India’s Ministry of Commerce and Industry has now scheduled a preliminary hearing for 18 July, after which the full investigation will begin.
The ‘period of investigation’ of the inquiry will be from January 2011 to June 2012, but will also look at imports from as far back as April 2008.
In a statement to PV Tech, RESolve energy consultants said that in the context of last year’s anti-dumping case between the US and China, the SMA “surely has a viable case”.
“Manufacturing in India has been severely affected by the modules imported from USA and China and most, if not all the manufacturers in India are operating at very low capacity utilisation rates, between 10% and 30% affecting profitability and making the final module cost generally higher than competing modules,” RESolve energy consultant Hari Manoharan said.
RESolve predicted the Ministry of Commerce will give a verdict in favour of the SMA, after the Ministry of New and Renewable Energy (MNRE) recently announced a 75% requirement for locally manufactured goods for the second phase of the national solar mission, suggesting “the government is keen on nurturing the domestic ecosystem”.
But any anti-dumping duty imposed would “not be too severe” Manoharan said, as this could “hamper project developers from getting the best possible deals [on modules], and it is the project developers who finally add to the solar capacity”.

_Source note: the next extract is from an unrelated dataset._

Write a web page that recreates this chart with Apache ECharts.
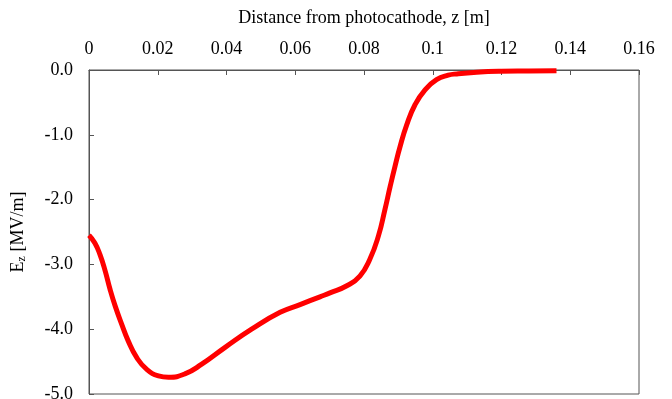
<!DOCTYPE html>
<html><head><meta charset="utf-8">
<script src="https://cdn.jsdelivr.net/npm/echarts@6/dist/echarts.min.js"></script>
<style>html,body{margin:0;padding:0;background:#fff}#c{width:672px;height:399px}</style>
</head><body><div id="c"></div>
<script>
const zValues = [0, 0.0017, 0.0032, 0.0047, 0.0061, 0.0076, 0.0095, 0.0114, 0.0139, 0.0168, 0.0202, 0.0231, 0.0279, 0.0328, 0.0396, 0.0473, 0.0556, 0.0614, 0.0672, 0.0701, 0.075, 0.0788, 0.0817, 0.0842, 0.0861, 0.0876, 0.089, 0.0905, 0.0924, 0.0948, 0.0977, 0.1011, 0.1045, 0.107, 0.1128, 0.12, 0.128, 0.136];
const ezValues = [-2.55, -2.67, -2.85, -3.10, -3.38, -3.64, -3.92, -4.18, -4.44, -4.62, -4.72, -4.74, -4.69, -4.54, -4.28, -4.0, -3.74, -3.62, -3.50, -3.44, -3.33, -3.18, -2.92, -2.56, -2.15, -1.80, -1.49, -1.18, -0.85, -0.54, -0.31, -0.15, -0.08, -0.06, -0.035, -0.02, -0.015, -0.01];
const xTitle = 'Distance from photocathode, z [m]';
const xMin = 0, xMax = 0.16, xStep = 0.02;
const yMin = -5, yMax = 0, yStep = 1;

const font = 'Liberation Serif';
const axisCol = '#555';
const chart = echarts.init(document.getElementById('c'));
chart.setOption({
  animation: false,
  grid: {left: 89, right: 33, top: 70, bottom: 5, outerBoundsMode: 'none', containLabel: false,
    show: true, borderColor: axisCol, borderWidth: 1},
  xAxis: {
    type: 'value', position: 'top', min: xMin, max: xMax, interval: xStep,
    name: xTitle, nameLocation: 'middle', nameGap: 43,
    nameTextStyle: {fontFamily: font, fontSize: 18, color: '#000'},
    axisLine: {show: true, lineStyle: {color: axisCol}},
    axisTick: {show: true, inside: true, length: 5, lineStyle: {color: axisCol}},
    axisLabel: {fontFamily: font, fontSize: 18, color: '#000', margin: 12},
    splitLine: {show: false}
  },
  yAxis: {
    type: 'value', min: yMin, max: yMax, interval: yStep,
    name: 'E{sub|z} [MV/m]', nameLocation: 'middle', nameGap: 61, nameRotate: 90,
    nameTextStyle: {fontFamily: font, fontSize: 18, color: '#000',
      rich: {sub: {fontFamily: font, fontSize: 12, color: '#000', verticalAlign: 'bottom', padding: [8, 0, 0, 0]}}},
    axisLine: {show: true, lineStyle: {color: axisCol}},
    axisTick: {show: true, inside: true, length: 5, lineStyle: {color: axisCol}},
    axisLabel: {fontFamily: font, fontSize: 18, color: '#000', margin: 16, formatter: v => v.toFixed(1)},
    splitLine: {show: false}
  },
  series: [{
    type: 'line', smooth: 0.5, symbol: 'none',
    lineStyle: {color: '#ff0000', width: 5},
    data: zValues.map((z, i) => [z, ezValues[i]])
  }]
});
</script></body></html>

“The government would have to meet both the project developers as well as the manufacturers half way so as to please them both,” he said.
Potential anti-dumping regulations could also mean a solution for India in the case the US has filed against India in the World Trade Organisation (WTO): the US claims the domestic content requirement imposed by India on solar projects goes against the WTO convention.
RESolve said a positive move would be “if India were to offer priority sector lending to solar projects, for projects that use modules manufactured within the country […] then the domestic manufacturers would be fighting on fairer grounds.”
Solar consultants, Bridge to India previously said they do not expect equal anti-dumping duties to be enforced on all the countries and it will be difficult for India to enforce anti-dumping duties on module suppliers from the US.